[Date Prev][Date Next][Thread Prev][Thread Next][Date Index][Thread Index]
Re: Re: Re: RE: RE: starship-design: Re: Perihelion Maneuver
In a message dated 12/4/97 9:27:13 PM, firstname.lastname@example.org wrote:
>>In a message dated 12/1/97 7:50:01 AM, email@example.com wrote:
>>>You can say Forwards pure sail system is also "simple brute force tech".
>>>Actually, it requires much less technology than this "fuel/sail" idea.
>>>It doesn't require exotic fusion technology.
>>However the drop sail/reflector had serious problems and would probably not
>>be able to function, much less acuratly target and decelerate the ship.
>> Which is why we droped it from consideration a couple years ago.
>The technical problems with Forward's pure sail system are dwarfed by
>the technical challenge of building the astronomical beam emitter
>system in the first place.
Not really, the latter is just a question of scale. We could certainly build
it, we just could afford it. Forwards system is probably technically
impossible regardless of cost.
>Consider that even his proposed 1000km lens for the smallest of his
>Starwisp proposals is already ludicrously beyond anything we can
>seriously think of building in the foreseeable future.
>>>However, the sheer size of that "brute force" is inconceivably massive.
>>So was the Sat-V concept at the time. But I agree the scale and its implied
>>cost are critical problems.
>No it wasn't. It's only a couple orders of magnitude larger than its
At the time it was proposed and designed our best boosters were failing to
lift 30 pound objects to orbit. The Sat-v was rated at 220,000 pounds to
orbit. 4 orders of magnitude performance boost out of the same integrated
system. (I'm assuming you don't consider the "only a couple orders of
The sail systems could just use fleets of (hopefully by then) 'standard'
orbital microwave power sats.
>The manned sail system is more like a dozen orders of magnitude beyond
>what we've ever done in critical areas.
>>>Especially when you consider that a modified design would only require
>>>a fraction of a percent of the effort.

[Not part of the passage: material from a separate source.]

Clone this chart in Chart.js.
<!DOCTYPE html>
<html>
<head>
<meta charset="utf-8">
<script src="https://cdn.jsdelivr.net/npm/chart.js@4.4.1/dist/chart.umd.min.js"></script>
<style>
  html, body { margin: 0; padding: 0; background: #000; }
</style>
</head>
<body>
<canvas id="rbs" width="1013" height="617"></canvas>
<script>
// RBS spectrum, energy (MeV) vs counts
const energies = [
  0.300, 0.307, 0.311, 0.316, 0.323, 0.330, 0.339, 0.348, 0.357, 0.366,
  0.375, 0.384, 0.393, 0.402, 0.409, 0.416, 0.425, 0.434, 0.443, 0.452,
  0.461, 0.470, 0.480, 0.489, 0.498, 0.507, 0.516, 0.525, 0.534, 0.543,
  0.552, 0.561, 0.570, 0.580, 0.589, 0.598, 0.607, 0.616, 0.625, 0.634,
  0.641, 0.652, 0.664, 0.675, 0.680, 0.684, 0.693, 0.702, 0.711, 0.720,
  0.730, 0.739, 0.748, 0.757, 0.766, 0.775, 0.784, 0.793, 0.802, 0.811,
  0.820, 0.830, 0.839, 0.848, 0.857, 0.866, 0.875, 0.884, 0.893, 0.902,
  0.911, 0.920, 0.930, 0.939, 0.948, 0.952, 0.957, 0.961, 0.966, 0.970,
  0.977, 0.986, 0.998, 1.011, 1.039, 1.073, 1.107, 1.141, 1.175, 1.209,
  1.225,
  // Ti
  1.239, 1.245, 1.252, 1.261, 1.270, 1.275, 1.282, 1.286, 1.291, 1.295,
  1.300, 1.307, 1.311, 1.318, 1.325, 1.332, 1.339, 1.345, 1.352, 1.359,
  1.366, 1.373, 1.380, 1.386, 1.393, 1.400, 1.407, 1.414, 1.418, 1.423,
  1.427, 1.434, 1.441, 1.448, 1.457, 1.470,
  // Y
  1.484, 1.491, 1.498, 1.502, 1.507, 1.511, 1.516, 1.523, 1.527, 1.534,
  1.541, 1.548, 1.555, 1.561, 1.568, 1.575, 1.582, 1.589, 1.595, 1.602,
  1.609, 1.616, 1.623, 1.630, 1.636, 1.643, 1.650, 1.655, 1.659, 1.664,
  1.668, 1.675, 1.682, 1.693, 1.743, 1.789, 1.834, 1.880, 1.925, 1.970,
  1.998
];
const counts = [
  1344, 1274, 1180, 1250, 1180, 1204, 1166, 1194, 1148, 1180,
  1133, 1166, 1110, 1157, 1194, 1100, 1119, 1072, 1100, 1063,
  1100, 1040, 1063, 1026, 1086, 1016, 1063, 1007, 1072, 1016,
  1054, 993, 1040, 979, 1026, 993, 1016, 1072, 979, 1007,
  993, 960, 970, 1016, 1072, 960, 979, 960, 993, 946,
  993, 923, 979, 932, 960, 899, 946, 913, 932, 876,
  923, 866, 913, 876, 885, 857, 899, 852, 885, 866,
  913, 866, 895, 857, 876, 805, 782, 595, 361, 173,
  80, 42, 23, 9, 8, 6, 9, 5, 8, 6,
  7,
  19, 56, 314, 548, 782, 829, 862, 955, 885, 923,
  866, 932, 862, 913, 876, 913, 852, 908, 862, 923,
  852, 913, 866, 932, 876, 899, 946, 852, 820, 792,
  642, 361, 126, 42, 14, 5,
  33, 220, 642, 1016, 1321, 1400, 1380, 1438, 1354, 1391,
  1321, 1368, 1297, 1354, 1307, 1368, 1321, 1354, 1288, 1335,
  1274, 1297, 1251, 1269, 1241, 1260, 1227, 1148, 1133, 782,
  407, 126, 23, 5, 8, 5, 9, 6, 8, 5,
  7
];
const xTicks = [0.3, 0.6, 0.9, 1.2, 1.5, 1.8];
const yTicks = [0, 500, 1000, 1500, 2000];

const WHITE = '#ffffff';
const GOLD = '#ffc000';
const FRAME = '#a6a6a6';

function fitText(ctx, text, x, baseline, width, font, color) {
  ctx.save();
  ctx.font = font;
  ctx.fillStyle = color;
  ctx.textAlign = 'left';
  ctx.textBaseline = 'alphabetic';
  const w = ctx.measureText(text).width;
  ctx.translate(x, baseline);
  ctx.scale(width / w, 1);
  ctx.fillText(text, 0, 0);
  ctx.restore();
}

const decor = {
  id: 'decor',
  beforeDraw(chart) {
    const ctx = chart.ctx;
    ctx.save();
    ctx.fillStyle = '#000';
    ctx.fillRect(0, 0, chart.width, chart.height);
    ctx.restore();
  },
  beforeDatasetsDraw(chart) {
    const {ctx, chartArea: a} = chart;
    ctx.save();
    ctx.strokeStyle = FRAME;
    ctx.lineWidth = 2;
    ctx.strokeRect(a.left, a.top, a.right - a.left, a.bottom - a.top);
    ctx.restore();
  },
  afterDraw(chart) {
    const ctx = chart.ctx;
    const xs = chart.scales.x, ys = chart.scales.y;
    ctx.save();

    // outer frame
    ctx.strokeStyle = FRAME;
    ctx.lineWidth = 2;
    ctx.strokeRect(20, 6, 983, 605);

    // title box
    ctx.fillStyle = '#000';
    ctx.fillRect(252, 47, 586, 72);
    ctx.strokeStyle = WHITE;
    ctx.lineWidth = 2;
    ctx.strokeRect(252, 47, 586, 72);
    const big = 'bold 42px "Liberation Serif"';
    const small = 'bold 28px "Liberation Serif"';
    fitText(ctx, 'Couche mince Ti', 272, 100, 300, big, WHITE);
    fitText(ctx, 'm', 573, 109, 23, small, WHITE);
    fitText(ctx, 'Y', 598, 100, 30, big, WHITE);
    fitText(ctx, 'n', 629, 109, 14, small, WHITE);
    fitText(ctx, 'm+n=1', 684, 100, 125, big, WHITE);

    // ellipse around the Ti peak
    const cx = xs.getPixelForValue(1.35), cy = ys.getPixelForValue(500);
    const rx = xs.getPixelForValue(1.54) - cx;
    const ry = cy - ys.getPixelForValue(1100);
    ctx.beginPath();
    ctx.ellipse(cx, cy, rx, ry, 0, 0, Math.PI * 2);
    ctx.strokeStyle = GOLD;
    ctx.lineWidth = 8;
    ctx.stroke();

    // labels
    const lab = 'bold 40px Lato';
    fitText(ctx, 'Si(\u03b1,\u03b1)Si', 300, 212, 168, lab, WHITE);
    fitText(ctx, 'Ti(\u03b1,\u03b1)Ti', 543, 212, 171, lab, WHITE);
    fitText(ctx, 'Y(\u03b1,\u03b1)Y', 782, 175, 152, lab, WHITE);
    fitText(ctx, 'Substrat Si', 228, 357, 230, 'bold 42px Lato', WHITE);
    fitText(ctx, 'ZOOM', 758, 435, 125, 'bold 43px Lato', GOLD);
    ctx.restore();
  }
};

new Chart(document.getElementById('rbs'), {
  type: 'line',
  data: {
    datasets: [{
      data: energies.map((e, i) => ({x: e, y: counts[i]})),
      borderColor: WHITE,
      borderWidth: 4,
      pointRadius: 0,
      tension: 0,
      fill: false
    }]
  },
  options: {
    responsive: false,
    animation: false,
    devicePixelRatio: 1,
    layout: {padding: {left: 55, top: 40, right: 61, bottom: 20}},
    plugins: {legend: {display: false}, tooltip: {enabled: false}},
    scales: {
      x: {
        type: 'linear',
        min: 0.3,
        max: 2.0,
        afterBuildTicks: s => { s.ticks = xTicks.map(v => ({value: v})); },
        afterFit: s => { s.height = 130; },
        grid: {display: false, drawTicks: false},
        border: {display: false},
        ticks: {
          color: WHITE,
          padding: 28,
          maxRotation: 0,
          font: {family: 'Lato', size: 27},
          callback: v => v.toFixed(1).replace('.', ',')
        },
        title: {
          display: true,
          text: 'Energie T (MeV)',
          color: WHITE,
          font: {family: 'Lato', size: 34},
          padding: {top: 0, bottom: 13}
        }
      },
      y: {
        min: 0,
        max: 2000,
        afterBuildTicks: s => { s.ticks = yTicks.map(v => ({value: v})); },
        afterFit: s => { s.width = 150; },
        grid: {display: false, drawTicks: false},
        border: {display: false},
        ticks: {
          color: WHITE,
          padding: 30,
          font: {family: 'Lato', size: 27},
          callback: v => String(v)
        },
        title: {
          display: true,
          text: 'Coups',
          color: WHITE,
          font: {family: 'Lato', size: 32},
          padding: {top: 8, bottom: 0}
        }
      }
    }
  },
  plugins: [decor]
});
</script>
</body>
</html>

>>But as I listed before, and went over with numbers, your modified design
>>wouldn't save a dramatic amount of power (possibly none), but would add a
>>serious intercept problem (scatering your hundreds of fuel packages over
>>about a light year and a half).
>You did not. You didn't even read my modified design (much less
>As I stated it, the power requirement was reduced by two orders of
>magnitude. If you want to dispute it, then at least read the
>details to my modified design.
I did, and responded a couple weeks back. You refused to read it past my
"assuming you use 200 fuel packets" line at the start.
Lets just drop this argument, its going no where.